Overall, population growth in the expensive big cities tends to be one-third to one half less than in Sunbelt boomtowns. Again, as in the suburban shift, there’s a strong correlation with aging. Among people who were in their early 20s in 2007 to 2011, some of the biggest population increases took place in metropolitan areas like Denver, San Francisco, San Jose, Seattle and Portland.

Yet, these movements shifted as people entered their late 20s. Among those 25 to 29 in 2011, now in their early 30s, the fastest growth occurred in Orlando, Raleigh, Austin, San Antonio, Charlotte and Houston. San Francisco, which does so well among people in their early 20s, grew at half the rate of the Sunbelt standouts. New York, Los Angeles and Chicago all experienced net declines in this cohort.

Turn to those 30 to 44 in 2011 and the pattern accelerates. In this cohort, growth shifts to lower-cost, largely Sunbelt metros such as Orlando, Austin, Raleigh, San Antonio, Tampa-St. Petersburg, Houston, Charlotte, Miami, Jacksonville and Nashville. In contrast, most of the metros that attracted younger people—like San Francisco and Washington, D.C.—grew half as quickly or less. New York, Chicago, Los Angeles and San Jose saw a net decline in this population, indicating no significant net in-migration.

These trends also apply for the boomers. Here the fastest growth takes places almost exclusively in lower-cost Sunbelt metros such as Phoenix, Austin, Las Vegas, Orlando and Tampa. In contrast, New York, Los Angeles, Chicago, San Jose, Boston and San Francisco lose boomers, often by wide margins.

Given the increasing importance of boomers, Xers and aging millennials in the workforce, it may well be that employers seeking help need to calibrate their choices to where these generations seem to be headed. At a time of growing shortages of labor, an appreciation of these demographic and geographic trends seems sensible.

Where Talent Wants to Be

If current trends continue, another generation—often called GenZ—will follow their predecessors into urban cores in disproportionate numbers. Then they’ll face the same pressures that have impacted older generations. And unless there is some dramatic recasting of the housing industry, these younger workers may have even shorter windows to live in the large legacy cities before sparking urban core growth in metros such as Orlando, Phoenix, San Antonio and Nashville. For the next generation, New York, Boston and San Francisco may seem more like gated communities than places of opportunity.

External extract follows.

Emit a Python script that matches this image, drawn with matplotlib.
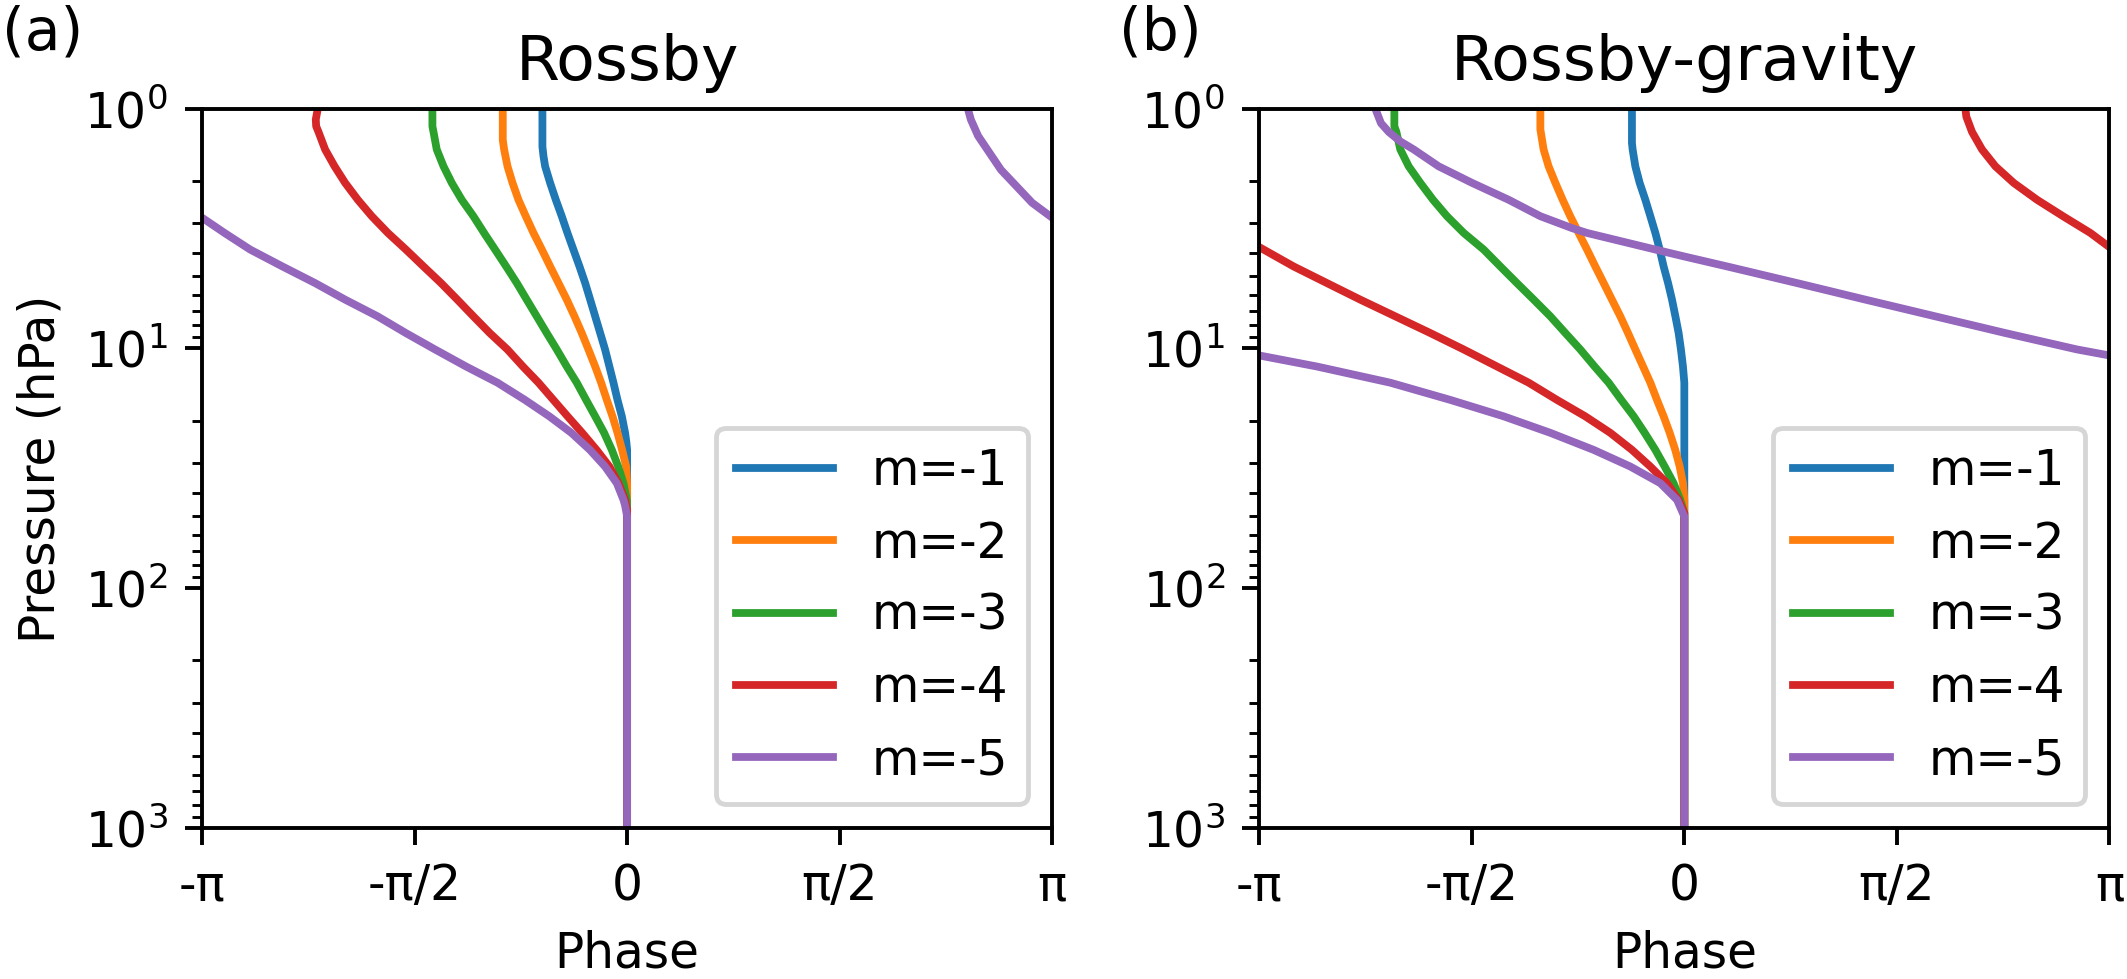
import numpy as np
import matplotlib
matplotlib.use("Agg")
import matplotlib.pyplot as plt

PI = np.pi
TWO_PI = 2 * np.pi

labels = ["m=-1", "m=-2", "m=-3", "m=-4", "m=-5"]
colors = ["C0", "C1", "C2", "C3", "C4"]
titles = ["Rossby", "Rossby-gravity"]
panel_tags = ["(a)", "(b)"]
xtick_vals = [-PI, -PI / 2, 0, PI / 2, PI]
xtick_labels = ["-π", "-π/2", "0", "π/2", "π"]

# ---------------- Panel (a): Rossby  (pressure in hPa, unwrapped phase in rad)
a_p_m1 = [1, 1.44, 1.58, 1.74, 2.04, 2.40, 2.81, 3.30, 3.87, 4.55, 5.34, 6.26, 7.35, 8.63, 10.1,
          11.9, 13.9, 16.4, 19.2, 22.5, 24.5, 26.5, 1000]
a_ph_m1 = [-0.626, -0.626, -0.618, -0.606, -0.569, -0.527, -0.483, -0.441, -0.397, -0.352, -0.310,
           -0.273, -0.236, -0.199, -0.163, -0.131, -0.101, -0.071, -0.039, -0.015, -0.006, 0.0, 0.0]

a_p_m2 = [1, 1.35, 1.48, 1.74, 2.04, 2.40, 2.81, 3.30, 3.87, 4.55, 5.34, 6.26, 7.35, 8.63, 10.1,
          11.9, 13.9, 16.4, 19.2, 22.5, 26.5, 31.1, 36.5, 1000]
a_ph_m2 = [-0.919, -0.919, -0.909, -0.884, -0.847, -0.803, -0.749, -0.692, -0.630, -0.569, -0.507,
           -0.446, -0.389, -0.335, -0.286, -0.236, -0.192, -0.150, -0.108, -0.071, -0.037, -0.007, 0.0, 0.0]

a_p_m3 = [1, 1.185, 1.25, 1.48, 1.74, 2.04, 2.40, 2.81, 3.30, 3.87, 4.55, 5.34, 6.26, 7.35, 8.63,
          10.1, 11.9, 13.9, 16.4, 19.2, 22.5, 26.5, 31.1, 36.5, 42.8, 47.1, 1000]
a_ph_m3 = [-1.439, -1.439, -1.431, -1.407, -1.357, -1.296, -1.222, -1.136, -1.057, -0.976, -0.894,
           -0.815, -0.742, -0.668, -0.594, -0.520, -0.446, -0.372, -0.303, -0.236, -0.170, -0.113,
           -0.066, -0.027, -0.002, 0.0, 0.0]

a_p_m4 = [1, 1.11, 1.185, 1.25, 1.48, 1.74, 2.04, 2.40, 2.81, 3.30, 3.87, 4.55, 5.34, 6.26, 7.35,
          8.63, 10.1, 11.9, 13.9, 16.4, 19.2, 22.5, 26.5, 31.1, 36.5, 42.8, 47.1, 1000]
a_ph_m4 = [-2.286, -2.301, -2.298, -2.281, -2.232, -2.162, -2.084, -1.990, -1.887, -1.768, -1.635,
           -1.505, -1.375, -1.255, -1.136, -1.015, -0.885, -0.770, -0.655, -0.545, -0.440, -0.332,
           -0.226, -0.131, -0.064, -0.015, 0.0, 0.0]

a_p_m5 = [1, 1.11, 1.30, 1.80, 2.47, 2.85, 3.30, 3.87, 4.55, 5.34, 6.26, 7.35, 8.63, 10.1, 11.9,
          13.9, 16.4, 19.2, 22.5, 26.5, 31.1, 36.5, 42.8, 45.2, 50.2, 1000]
a_ph_m5 = [-3.765, -3.743, -3.689, -3.520, -3.290, -3.1416, -2.975, -2.786, -2.548, -2.306, -2.084,
           -1.844, -1.635, -1.420, -1.190, -0.958, -0.755, -0.575, -0.412, -0.275, -0.163, -0.076,
           -0.027, -0.015, 0.0, 0.0]

# ---------------- Panel (b): Rossby-gravity
b_p_m1 = [1, 1.39, 1.48, 1.74, 2.04, 2.40, 2.81, 3.30, 3.87, 4.55, 5.34, 6.26, 7.35, 8.63, 10.1,
          11.9, 13.9, 1000]
b_ph_m1 = [-0.387, -0.387, -0.382, -0.362, -0.330, -0.288, -0.251, -0.214, -0.182, -0.153, -0.120,
           -0.091, -0.066, -0.042, -0.025, -0.010, 0.0, 0.0]

b_p_m2 = [1, 1.22, 1.48, 1.74, 2.04, 2.40, 2.81, 3.30, 3.87, 4.55, 5.34, 6.26, 7.35, 8.63, 10.1,
          11.9, 13.9, 16.4, 19.2, 22.5, 26.5, 31.1, 36.5, 42.8, 1000]
b_ph_m2 = [-1.064, -1.064, -1.040, -1.003, -0.953, -0.899, -0.843, -0.781, -0.719, -0.658, -0.596,
           -0.535, -0.473, -0.416, -0.362, -0.305, -0.251, -0.202, -0.153, -0.108, -0.067, -0.034,
           -0.010, 0.0, 0.0]

b_p_m3 = [1, 1.185, 1.25, 1.48, 1.74, 2.04, 2.40, 2.81, 3.30, 3.87, 4.55, 5.34, 6.26, 7.35, 8.63,
          10.1, 11.9, 13.9, 16.4, 19.2, 22.5, 26.5, 31.1, 36.5, 42.8, 48.6, 1000]
b_ph_m3 = [-2.143, -2.143, -2.128, -2.099, -2.037, -1.951, -1.857, -1.754, -1.630, -1.483, -1.360,
           -1.237, -1.113, -0.990, -0.879, -0.769, -0.663, -0.559, -0.466, -0.374, -0.293, -0.214,
           -0.145, -0.079, -0.030, 0.0, 0.0]

b_p_m4 = [1, 1.08, 1.25, 1.48, 1.74, 2.04, 2.40, 2.81, 3.30, 3.78, 4.55, 5.34, 6.26, 7.35, 8.63,
          10.1, 11.9, 13.9, 16.4, 19.2, 22.5, 26.5, 31.1, 36.5, 42.8, 48.6, 1000]
b_ph_m4 = [-4.206, -4.199, -4.157, -4.083, -3.984, -3.849, -3.676, -3.484, -3.282, -3.1416, -2.888,
           -2.641, -2.395, -2.136, -1.877, -1.631, -1.384, -1.150, -0.941, -0.732, -0.547, -0.387,
           -0.251, -0.128, -0.042, 0.0, 0.0]

b_p_m5 = [1, 1.15, 1.25, 1.37, 1.48, 1.74, 2.04, 2.40, 2.81, 3.15, 3.30, 3.87, 4.13, 4.55, 5.34,
          6.26, 7.35, 8.63, 10.1, 10.7, 11.9, 13.9, 16.4, 19.2, 22.5, 26.5, 31.1, 36.5, 42.8, 50.2, 1000]
b_ph_m5 = [-8.567, -8.525, -8.468, -8.382, -8.283, -8.099, -7.852, -7.581, -7.347, -7.113, -7.002,
           -6.497, -6.288, -5.968, -5.450, -4.945, -4.428, -3.910, -3.381, -3.1416, -2.715, -2.173,
           -1.729, -1.335, -0.990, -0.670, -0.399, -0.177, -0.054, 0.0, 0.0]

panel_a = [(a_p_m1, a_ph_m1), (a_p_m2, a_ph_m2), (a_p_m3, a_ph_m3), (a_p_m4, a_ph_m4), (a_p_m5, a_ph_m5)]
panel_b = [(b_p_m1, b_ph_m1), (b_p_m2, b_ph_m2), (b_p_m3, b_ph_m3), (b_p_m4, b_ph_m4), (b_p_m5, b_ph_m5)]

W, H, DPI = 2127, 979, 350
fig = plt.figure(figsize=((W + 0.4) / DPI, (H + 0.4) / DPI), dpi=DPI)
ax_a = fig.add_axes([202 / W, 1 - 828 / H, 850 / W, 719 / H])
ax_b = fig.add_axes([1259 / W, 1 - 828 / H, 850 / W, 719 / H])


def draw_panel(ax, curves, title):
    for (p, ph), c, lab in zip(curves, colors, labels):
        p = np.asarray(p, dtype=float)
        ph = np.asarray(ph, dtype=float)
        # phase is periodic: draw the wrapped copies, the axes clip to [-π, π]
        for k in (-1, 0, 1):
            ax.plot(ph + k * TWO_PI, p, color=c, lw=1.6, label=lab if k == 0 else None,
                    solid_joinstyle="round")
    ax.set_yscale("log")
    ax.set_ylim(1000, 1)
    ax.set_xlim(-PI, PI)
    ax.set_xticks(xtick_vals)
    ax.set_xticklabels(xtick_labels)
    ax.set_xlabel("Phase")
    ax.set_title(title, fontsize=13)
    ax.legend(loc="lower right")


draw_panel(ax_a, panel_a, titles[0])
draw_panel(ax_b, panel_b, titles[1])
ax_a.set_ylabel("Pressure (hPa)")

fig.text(2 / W, 1 - 49 / H, panel_tags[0], fontsize=12, va="baseline", ha="left")
fig.text(1119 / W, 1 - 49 / H, panel_tags[1], fontsize=12, va="baseline", ha="left")

fig.savefig("out.png", dpi=DPI)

The big opportunities for employers are likely to be found in the suburbs, particularly those developing amenities like theaters, ethnic restaurants and music venues. Aging millennials will want locations with town centers—whether restored or created—and will likely prefer such things as bike trails and parks over golf and endless mega-retail centers. The millennial suburb, as MIT’s Alan Berger has noted, will be different than the ones their grandparents desired, more walkable, environmentally sustainable and likely connected eventually by autonomous technologies. In other words, the most coveted American community of the coming decades could resemble a 19th century village.

“The millennial suburb, as MIT’s Alan Berger has noted, will be different than the ones their grandparents desired, more walkable, environmentally sustainable and likely connected eventually by autonomous technologies.”

It is also where more of America’s immigrants are headed, as is most evident in locales like Fort Bend, Texas, or Orange County, California; this is where minorities and immigrants, who make up 45 percent of all millennials, are increasingly settling. Along with aging millennials, Xers and boomers, these newcomers will dominate the workplace of the future—and that workplace will be in suburbia.